*Collected material*
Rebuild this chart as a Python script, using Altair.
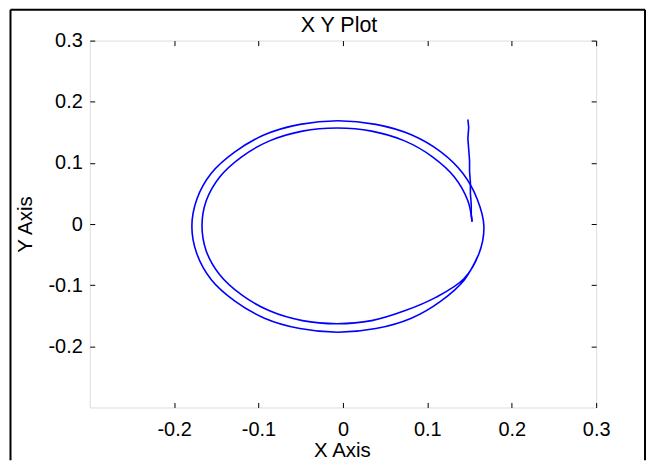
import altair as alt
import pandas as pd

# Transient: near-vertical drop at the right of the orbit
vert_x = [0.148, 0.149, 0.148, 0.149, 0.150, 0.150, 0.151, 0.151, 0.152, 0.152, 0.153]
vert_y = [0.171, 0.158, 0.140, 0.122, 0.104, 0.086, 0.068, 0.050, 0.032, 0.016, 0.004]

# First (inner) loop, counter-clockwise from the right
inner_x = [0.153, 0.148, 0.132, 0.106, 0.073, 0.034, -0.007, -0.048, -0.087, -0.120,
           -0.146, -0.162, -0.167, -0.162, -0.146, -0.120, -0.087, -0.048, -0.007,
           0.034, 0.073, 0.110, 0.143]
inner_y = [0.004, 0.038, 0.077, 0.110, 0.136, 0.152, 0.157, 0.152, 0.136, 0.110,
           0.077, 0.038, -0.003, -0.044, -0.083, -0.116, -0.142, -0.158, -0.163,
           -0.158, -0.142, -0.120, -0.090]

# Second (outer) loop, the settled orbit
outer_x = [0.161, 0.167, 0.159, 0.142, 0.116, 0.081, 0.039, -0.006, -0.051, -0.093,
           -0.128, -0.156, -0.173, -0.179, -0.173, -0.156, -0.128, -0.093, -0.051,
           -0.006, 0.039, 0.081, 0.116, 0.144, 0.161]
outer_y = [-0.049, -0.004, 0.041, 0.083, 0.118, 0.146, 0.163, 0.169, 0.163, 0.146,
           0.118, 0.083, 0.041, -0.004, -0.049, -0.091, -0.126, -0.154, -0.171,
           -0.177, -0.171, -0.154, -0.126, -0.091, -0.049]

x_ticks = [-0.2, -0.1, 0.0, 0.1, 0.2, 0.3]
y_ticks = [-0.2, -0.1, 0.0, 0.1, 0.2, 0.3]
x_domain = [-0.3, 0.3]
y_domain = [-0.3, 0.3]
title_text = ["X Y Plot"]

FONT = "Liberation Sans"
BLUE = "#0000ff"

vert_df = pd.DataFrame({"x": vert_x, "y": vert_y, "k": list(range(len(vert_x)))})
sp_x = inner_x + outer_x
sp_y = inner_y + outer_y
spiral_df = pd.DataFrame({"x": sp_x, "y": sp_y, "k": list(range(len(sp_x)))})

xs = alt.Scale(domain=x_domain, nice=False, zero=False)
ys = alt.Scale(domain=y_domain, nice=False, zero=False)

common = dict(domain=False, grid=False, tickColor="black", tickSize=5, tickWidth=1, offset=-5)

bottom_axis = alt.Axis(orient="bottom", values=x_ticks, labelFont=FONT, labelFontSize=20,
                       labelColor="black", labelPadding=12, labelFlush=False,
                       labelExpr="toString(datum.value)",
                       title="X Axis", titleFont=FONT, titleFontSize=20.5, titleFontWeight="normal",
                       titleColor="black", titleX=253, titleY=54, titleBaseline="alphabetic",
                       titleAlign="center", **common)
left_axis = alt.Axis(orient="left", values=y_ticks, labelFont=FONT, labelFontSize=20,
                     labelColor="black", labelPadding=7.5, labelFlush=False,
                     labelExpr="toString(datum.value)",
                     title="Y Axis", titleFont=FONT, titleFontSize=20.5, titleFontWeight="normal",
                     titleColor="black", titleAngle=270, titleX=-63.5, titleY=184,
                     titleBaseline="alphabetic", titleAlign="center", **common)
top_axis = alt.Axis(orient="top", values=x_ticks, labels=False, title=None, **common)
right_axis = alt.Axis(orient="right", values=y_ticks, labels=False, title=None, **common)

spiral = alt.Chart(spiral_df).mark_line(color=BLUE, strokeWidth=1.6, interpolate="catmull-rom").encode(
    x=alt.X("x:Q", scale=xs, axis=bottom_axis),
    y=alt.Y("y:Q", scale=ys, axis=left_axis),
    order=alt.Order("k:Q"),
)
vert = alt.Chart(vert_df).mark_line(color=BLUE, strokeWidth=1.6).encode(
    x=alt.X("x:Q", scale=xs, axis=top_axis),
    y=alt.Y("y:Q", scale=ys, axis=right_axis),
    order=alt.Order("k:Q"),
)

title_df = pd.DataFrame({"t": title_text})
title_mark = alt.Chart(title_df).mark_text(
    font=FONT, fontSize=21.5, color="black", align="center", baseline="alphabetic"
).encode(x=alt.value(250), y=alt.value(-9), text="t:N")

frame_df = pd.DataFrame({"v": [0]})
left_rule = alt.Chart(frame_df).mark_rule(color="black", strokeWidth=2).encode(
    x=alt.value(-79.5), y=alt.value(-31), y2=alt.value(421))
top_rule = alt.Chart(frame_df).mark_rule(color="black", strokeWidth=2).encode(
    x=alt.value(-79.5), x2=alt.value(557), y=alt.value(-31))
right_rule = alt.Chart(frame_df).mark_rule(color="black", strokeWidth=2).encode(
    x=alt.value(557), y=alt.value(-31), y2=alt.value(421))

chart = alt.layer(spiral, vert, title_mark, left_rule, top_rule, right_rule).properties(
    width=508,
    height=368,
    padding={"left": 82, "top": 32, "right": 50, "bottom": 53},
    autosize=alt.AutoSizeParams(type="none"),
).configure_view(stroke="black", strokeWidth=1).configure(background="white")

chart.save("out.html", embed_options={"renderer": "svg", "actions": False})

*To do*
Look at the listing and set down only the lines from its start through the line with "0.032, 0.016, 0.004]", word for word and without pictures.

*Task answer*
Rebuild this chart as a Python script, using Altair.
import altair as alt
import pandas as pd

# Transient: near-vertical drop at the right of the orbit
vert_x = [0.148, 0.149, 0.148, 0.149, 0.150, 0.150, 0.151, 0.151, 0.152, 0.152, 0.153]
vert_y = [0.171, 0.158, 0.140, 0.122, 0.104, 0.086, 0.068, 0.050, 0.032, 0.016, 0.004]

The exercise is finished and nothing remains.